The Insight (Rule of Thumb)
- Action: Use AdaptiveKLController with `target=6`, `horizon=10000`, and `init_kl_coef=0.05-0.1`.
- Value:
- `init_kl_coef`: 0.05 (conservative) to 0.1 (moderate)
- `target`: 5-6 nats (typical for language models)
- `horizon`: 10,000 steps (should scale with total training length)
- Trade-off: Higher target KL allows more policy change per iteration (faster learning but risk of instability). Lower target KL keeps outputs closer to the reference model (slower learning but more coherent).
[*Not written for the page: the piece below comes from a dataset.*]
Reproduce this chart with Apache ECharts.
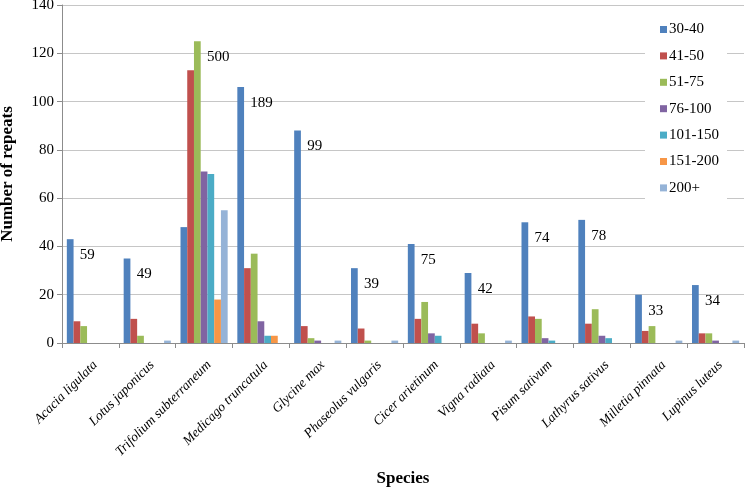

- Error clipping: Proportional error is clipped to [-0.2, 0.2] to prevent coefficient oscillation.
Reasoning
The adaptive KL controller from Ziegler et al. (Section 2.2) implements proportional control: if actual KL exceeds the target, beta increases to penalize divergence more; if actual KL is below target, beta decreases to allow more exploration. The clipping at +/-0.2 prevents overreaction to noisy KL estimates. The horizon parameter controls the adaptation rate: `mult = 1 + clipped_error * n_steps / horizon`.
The K3 approximation (`exp(log_ratio) - 1 - log_ratio`) provides an unbiased KL estimate that is more numerically stable than the naive computation, especially important when accumulated across many tokens.
Code Evidence
AdaptiveKLController from `trlx/models/modeling_ppo.py:35-53`:
class AdaptiveKLController:
"""Adaptive KL Controller as described in Ziegler et al.
Reference: Section 2.2 https://arxiv.org/pdf/1909.08593.pdf#page=2
"""
def __init__(self, init_kl_coef: float, target: float, horizon: int):
self.value = init_kl_coef
self.target = target
self.horizon = horizon
def update(self, current: float, n_steps: int):
proportional_error = np.clip(current / self.target - 1, -0.2, 0.2)
mult = 1 + proportional_error * n_steps / self.horizon
self.value *= mult
Controller selection logic from `trlx/trainer/accelerate_ppo_trainer.py:79-84`:
if config.method.target is not None:
self.kl_ctl = AdaptiveKLController(
config.method.init_kl_coef, config.method.target, config.method.horizon)
else:
self.kl_ctl = FixedKLController(config.method.init_kl_coef)
K3 KL approximation from `trlx/trainer/accelerate_ppo_trainer.py:457-460`:
log_ratio = (logprobs - ref_logprobs) * attention_mask[:, :-1]
kl = log_ratio.exp() - 1 - log_ratio # K3 approximation
mean_kl_per_token = kl.mean()
mean_kl = kl.sum(1).mean()
Real-world configuration from `examples/hh/ppo_hh.py:48-50`:
init_kl_coef=0.05,
target=6,
horizon=10000,